[start]

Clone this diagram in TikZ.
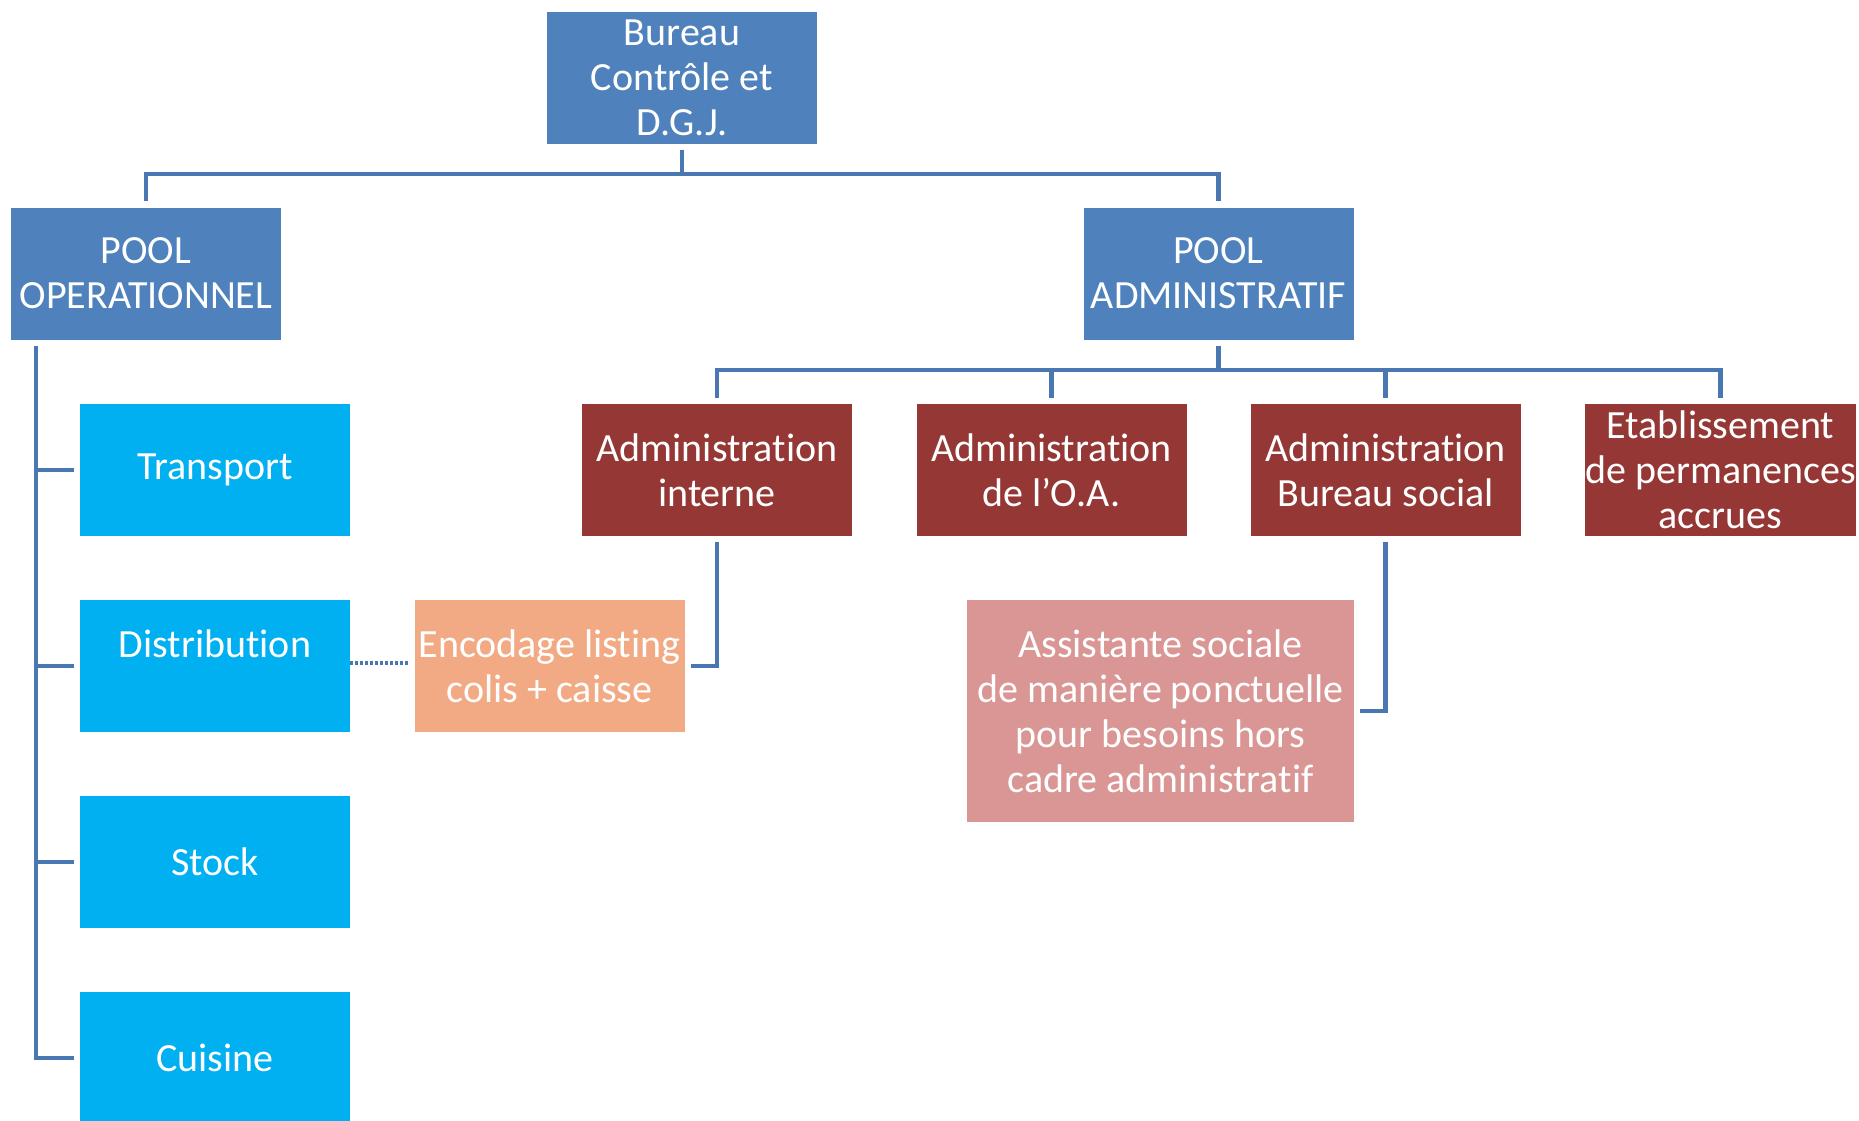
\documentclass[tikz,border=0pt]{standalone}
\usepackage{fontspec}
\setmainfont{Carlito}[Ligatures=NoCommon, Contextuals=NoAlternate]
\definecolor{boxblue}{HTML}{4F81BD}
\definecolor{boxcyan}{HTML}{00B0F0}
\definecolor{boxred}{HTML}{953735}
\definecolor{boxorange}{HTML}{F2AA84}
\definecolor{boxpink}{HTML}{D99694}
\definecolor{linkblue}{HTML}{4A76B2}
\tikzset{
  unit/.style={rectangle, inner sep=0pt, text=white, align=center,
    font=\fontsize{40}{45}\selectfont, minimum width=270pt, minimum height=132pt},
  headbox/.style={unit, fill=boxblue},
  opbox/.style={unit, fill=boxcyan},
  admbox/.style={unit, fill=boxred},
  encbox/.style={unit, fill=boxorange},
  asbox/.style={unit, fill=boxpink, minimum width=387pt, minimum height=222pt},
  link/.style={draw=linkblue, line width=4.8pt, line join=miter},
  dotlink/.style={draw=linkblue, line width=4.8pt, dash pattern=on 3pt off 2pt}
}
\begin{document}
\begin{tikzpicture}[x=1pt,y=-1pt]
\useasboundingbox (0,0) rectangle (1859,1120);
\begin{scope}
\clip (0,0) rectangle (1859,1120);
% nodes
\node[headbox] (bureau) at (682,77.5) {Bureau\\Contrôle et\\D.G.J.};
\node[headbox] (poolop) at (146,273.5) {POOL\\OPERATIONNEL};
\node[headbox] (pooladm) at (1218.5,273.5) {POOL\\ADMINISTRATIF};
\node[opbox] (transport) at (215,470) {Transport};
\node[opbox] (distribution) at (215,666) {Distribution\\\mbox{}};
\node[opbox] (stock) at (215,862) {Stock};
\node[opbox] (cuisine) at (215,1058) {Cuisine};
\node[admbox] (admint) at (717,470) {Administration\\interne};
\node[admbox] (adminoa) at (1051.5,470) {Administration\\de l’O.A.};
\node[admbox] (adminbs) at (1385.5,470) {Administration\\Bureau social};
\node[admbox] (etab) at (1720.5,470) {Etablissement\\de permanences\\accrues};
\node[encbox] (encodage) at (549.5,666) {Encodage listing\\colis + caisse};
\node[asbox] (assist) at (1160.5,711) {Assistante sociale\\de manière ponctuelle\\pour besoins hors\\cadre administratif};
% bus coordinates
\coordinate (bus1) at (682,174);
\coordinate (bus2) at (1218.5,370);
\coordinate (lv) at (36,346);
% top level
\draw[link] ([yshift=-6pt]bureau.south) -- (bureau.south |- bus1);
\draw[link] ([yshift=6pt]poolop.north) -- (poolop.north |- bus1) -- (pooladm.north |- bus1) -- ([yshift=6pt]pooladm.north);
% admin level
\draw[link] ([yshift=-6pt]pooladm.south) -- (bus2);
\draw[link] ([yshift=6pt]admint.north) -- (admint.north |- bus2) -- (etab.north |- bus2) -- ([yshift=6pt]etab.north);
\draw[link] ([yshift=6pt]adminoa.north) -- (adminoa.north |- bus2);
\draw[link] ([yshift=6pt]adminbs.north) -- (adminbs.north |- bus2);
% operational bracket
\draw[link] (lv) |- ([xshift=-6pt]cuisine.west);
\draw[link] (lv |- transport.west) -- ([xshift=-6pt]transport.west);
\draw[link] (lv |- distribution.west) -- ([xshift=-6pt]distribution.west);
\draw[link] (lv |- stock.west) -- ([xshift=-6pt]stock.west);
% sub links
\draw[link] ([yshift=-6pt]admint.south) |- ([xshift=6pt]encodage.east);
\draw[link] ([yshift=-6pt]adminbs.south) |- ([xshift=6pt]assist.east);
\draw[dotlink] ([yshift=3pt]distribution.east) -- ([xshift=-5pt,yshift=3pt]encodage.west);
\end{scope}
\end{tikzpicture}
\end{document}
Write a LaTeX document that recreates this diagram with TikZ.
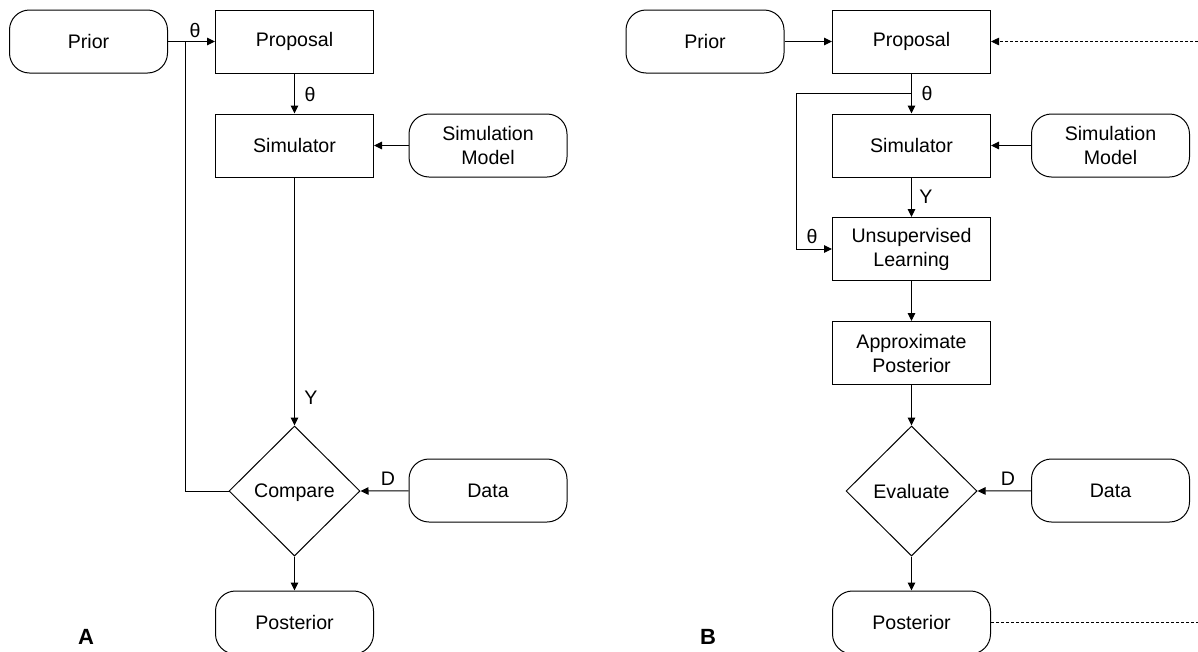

[end]

▶ Goal
Leave the pictures out and reproduce all of the records exactly.

▶ Finished answer
Clone this diagram in TikZ.
\documentclass[tikz,border=0pt]{standalone}
\usepackage{fontspec}
\setmainfont{Carlito}[Ligatures=NoCommon, Contextuals=NoAlternate]
\definecolor{boxblue}{HTML}{4F81BD}
\definecolor{boxcyan}{HTML}{00B0F0}
\definecolor{boxred}{HTML}{953735}
\definecolor{boxorange}{HTML}{F2AA84}
\definecolor{boxpink}{HTML}{D99694}
\definecolor{linkblue}{HTML}{4A76B2}
\tikzset{
  unit/.style={rectangle, inner sep=0pt, text=white, align=center,
    font=\fontsize{40}{45}\selectfont, minimum width=270pt, minimum height=132pt},
  headbox/.style={unit, fill=boxblue},
  opbox/.style={unit, fill=boxcyan},
  admbox/.style={unit, fill=boxred},
  encbox/.style={unit, fill=boxorange},
  asbox/.style={unit, fill=boxpink, minimum width=387pt, minimum height=222pt},
  link/.style={draw=linkblue, line width=4.8pt, line join=miter},
  dotlink/.style={draw=linkblue, line width=4.8pt, dash pattern=on 3pt off 2pt}
}
\begin{document}
\begin{tikzpicture}[x=1pt,y=-1pt]
\useasboundingbox (0,0) rectangle (1859,1120);
\begin{scope}
\clip (0,0) rectangle (1859,1120);
% nodes
\node[headbox] (bureau) at (682,77.5) {Bureau\\Contrôle et\\D.G.J.};
\node[headbox] (poolop) at (146,273.5) {POOL\\OPERATIONNEL};
\node[headbox] (pooladm) at (1218.5,273.5) {POOL\\ADMINISTRATIF};
\node[opbox] (transport) at (215,470) {Transport};
\node[opbox] (distribution) at (215,666) {Distribution\\\mbox{}};
\node[opbox] (stock) at (215,862) {Stock};
\node[opbox] (cuisine) at (215,1058) {Cuisine};
\node[admbox] (admint) at (717,470) {Administration\\interne};
\node[admbox] (adminoa) at (1051.5,470) {Administration\\de l’O.A.};
\node[admbox] (adminbs) at (1385.5,470) {Administration\\Bureau social};
\node[admbox] (etab) at (1720.5,470) {Etablissement\\de permanences\\accrues};
\node[encbox] (encodage) at (549.5,666) {Encodage listing\\colis + caisse};
\node[asbox] (assist) at (1160.5,711) {Assistante sociale\\de manière ponctuelle\\pour besoins hors\\cadre administratif};
% bus coordinates
\coordinate (bus1) at (682,174);
\coordinate (bus2) at (1218.5,370);
\coordinate (lv) at (36,346);
% top level
\draw[link] ([yshift=-6pt]bureau.south) -- (bureau.south |- bus1);
\draw[link] ([yshift=6pt]poolop.north) -- (poolop.north |- bus1) -- (pooladm.north |- bus1) -- ([yshift=6pt]pooladm.north);
% admin level
\draw[link] ([yshift=-6pt]pooladm.south) -- (bus2);
\draw[link] ([yshift=6pt]admint.north) -- (admint.north |- bus2) -- (etab.north |- bus2) -- ([yshift=6pt]etab.north);
\draw[link] ([yshift=6pt]adminoa.north) -- (adminoa.north |- bus2);
\draw[link] ([yshift=6pt]adminbs.north) -- (adminbs.north |- bus2);
% operational bracket
\draw[link] (lv) |- ([xshift=-6pt]cuisine.west);
\draw[link] (lv |- transport.west) -- ([xshift=-6pt]transport.west);
\draw[link] (lv |- distribution.west) -- ([xshift=-6pt]distribution.west);
\draw[link] (lv |- stock.west) -- ([xshift=-6pt]stock.west);
% sub links
\draw[link] ([yshift=-6pt]admint.south) |- ([xshift=6pt]encodage.east);
\draw[link] ([yshift=-6pt]adminbs.south) |- ([xshift=6pt]assist.east);
\draw[dotlink] ([yshift=3pt]distribution.east) -- ([xshift=-5pt,yshift=3pt]encodage.west);
\end{scope}
\end{tikzpicture}
\end{document}
Write a LaTeX document that recreates this diagram with TikZ.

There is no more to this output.